Forse, però, questo itinerario ci riporterebbe alle origini, là dove “Rosa” (Pierno) “è il colore della rosa rosa”. E allora si corre come un fiume agile dalla sorgente alla foce, fino a non vedere più la forma, perché ciò che si disvela è piuttosto “…un mondo tinto e ritinto. Interminabilmente. Si vede soltanto l’armonia finale. La forma sembrerebbe un pretesto, ma è, in realtà, irrinunciabile. In seconda battuta si vede il pigmento, la pasta oleosa variamente diluita, la materia, la maniera con la quale è distribuita col pennello. Allora il mondo riappare senza che mai fosse scomparso”.

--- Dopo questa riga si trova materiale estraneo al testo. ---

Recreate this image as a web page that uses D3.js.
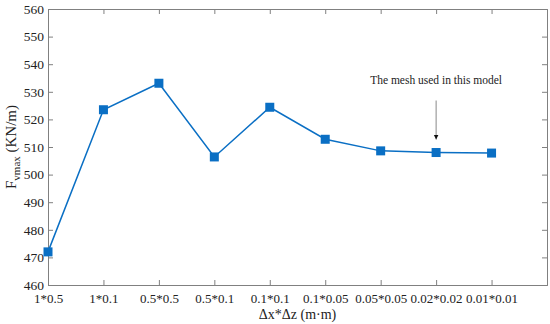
<!DOCTYPE html>
<html>
<head>
<meta charset="utf-8">
<script src="https://cdn.jsdelivr.net/npm/d3@7"></script>
<style>
  body { margin: 0; background: #fff; }
  text { font-family: "Liberation Serif", "Times New Roman", serif; fill: #222; }
</style>
</head>
<body>
<div id="chart"></div>
<script>
// mesh sizes and the peak force for each
const meshes = ["1*0.5", "1*0.1", "0.5*0.5", "0.5*0.1", "0.1*0.1", "0.1*0.05", "0.05*0.05", "0.02*0.02", "0.01*0.01"];
const fvmax = [472, 523.5, 533.1, 506.4, 524.4, 512.8, 508.6, 508.0, 507.8];
const yTicks = [460, 470, 480, 490, 500, 510, 520, 530, 540, 550, 560];

let width = 550;
let height = 324;
let margin = { top: 9, right: 3, bottom: 39, left: 48 };

var svg = d3
    .select("#chart")
    .append("svg")
    .attr("width", width)
    .attr("height", height);

let g = svg.append("g")
    .attr("transform", "translate(" + margin.left + "," + margin.top + ")");

let w = width - margin.left - margin.right;
let h = height - margin.top - margin.bottom;

// one empty slot on the right, like the matlab figure
let x = d3.scaleLinear().domain([0, meshes.length]).range([0, w]);
let y = d3.scaleLinear().domain([460, 560]).range([h, 0]);

let axisColor = "#808080";

// box with inward ticks on all sides
function styleAxis(sel) {
  sel.select(".domain").attr("stroke", axisColor);
  sel.selectAll(".tick line").attr("stroke", axisColor);
  sel.selectAll("text").style("font-size", "13.5px").attr("fill", "#222");
}

let idx = d3.range(meshes.length);

g.append("g")
  .attr("transform", "translate(0," + h + ")")
  .call(d3.axisBottom(x).tickValues(idx).tickSize(-5).tickPadding(9)
    .tickFormat((d) => meshes[d]))
  .call(styleAxis)
  .selectAll("text").style("font-size", "13px");

g.append("g")
  .call(d3.axisTop(x).tickValues(idx).tickSize(-5).tickFormat(""))
  .call(styleAxis);

g.append("g")
  .call(d3.axisLeft(y).tickValues(yTicks).tickSize(-5).tickPadding(4))
  .call(styleAxis);

g.append("g")
  .attr("transform", "translate(" + w + ",0)")
  .call(d3.axisRight(y).tickValues(yTicks).tickSize(-5).tickFormat(""))
  .call(styleAxis);

// the data line
let line = d3.line()
    .x((d, i) => x(i))
    .y((d) => y(d));

g.append("path")
  .datum(fvmax)
  .attr("fill", "none")
  .attr("stroke", "#0a6fc4")
  .attr("stroke-width", 1.5)
  .attr("d", line);

let ms = 9;
g.selectAll("rect.marker")
  .data(fvmax)
  .enter()
  .append("rect")
  .attr("class", "marker")
  .attr("x", (d, i) => x(i) - ms / 2)
  .attr("y", (d) => y(d) - ms / 2)
  .attr("width", ms)
  .attr("height", ms)
  .attr("fill", "#0a6fc4");

// annotation for the chosen mesh
let chosen = 7;
svg.append("defs")
  .append("marker")
  .attr("id", "arrowhead")
  .attr("viewBox", "0 0 10 10")
  .attr("refX", 10)
  .attr("refY", 5)
  .attr("markerWidth", 5)
  .attr("markerHeight", 6)
  .attr("orient", "auto")
  .append("path")
  .attr("d", "M0,0 L10,5 L0,10 z")
  .attr("fill", "#111");

g.append("line")
  .attr("x1", x(chosen))
  .attr("x2", x(chosen))
  .attr("y1", y(fvmax[chosen]) - 52)
  .attr("y2", y(fvmax[chosen]) - 13)
  .attr("stroke", "#888")
  .attr("stroke-width", 1)
  .attr("marker-end", "url(#arrowhead)");

g.append("text")
  .attr("x", x(chosen))
  .attr("y", y(fvmax[chosen]) - 69)
  .attr("text-anchor", "middle")
  .style("font-size", "11.5px")
  .text("The mesh used in this model");

// axis titles
svg.append("text")
  .attr("x", margin.left + w / 2)
  .attr("y", 319)
  .attr("text-anchor", "middle")
  .style("font-size", "14px")
  .text("\u0394x*\u0394z (m\u00b7m)");

let ylab = svg.append("text")
  .attr("transform", "translate(16," + (margin.top + h / 2) + ") rotate(-90)")
  .attr("text-anchor", "middle")
  .style("font-size", "15px");
ylab.append("tspan").text("F");
ylab.append("tspan").attr("dy", 4).style("font-size", "11px").text("vmax");
ylab.append("tspan").attr("dy", -4).text(" (KN/m)");
</script>
</body>
</html>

La fascinazione che questo libro induce nel lettore sta nell'invenzione, garbata e sciolta, che ci propone l'autrice nel dire dei colori in termini assolutamente singolari. Esegeticamente Pierno va oltre la superficie, attraversa il significato profondo, allegorico, nascosto dei colori. Indaga e compara inventando significazioni quasi esoteriche, ottenute tramite processi e strumenti che vanno oltre il razionale. Ciò facendo, la sua analisi innovativa si espande fino a sorprendere il lettore, trascinato in un mondo fatato, tinteggiato da colori “nuovi” che muovono sensazioni finora sconosciute.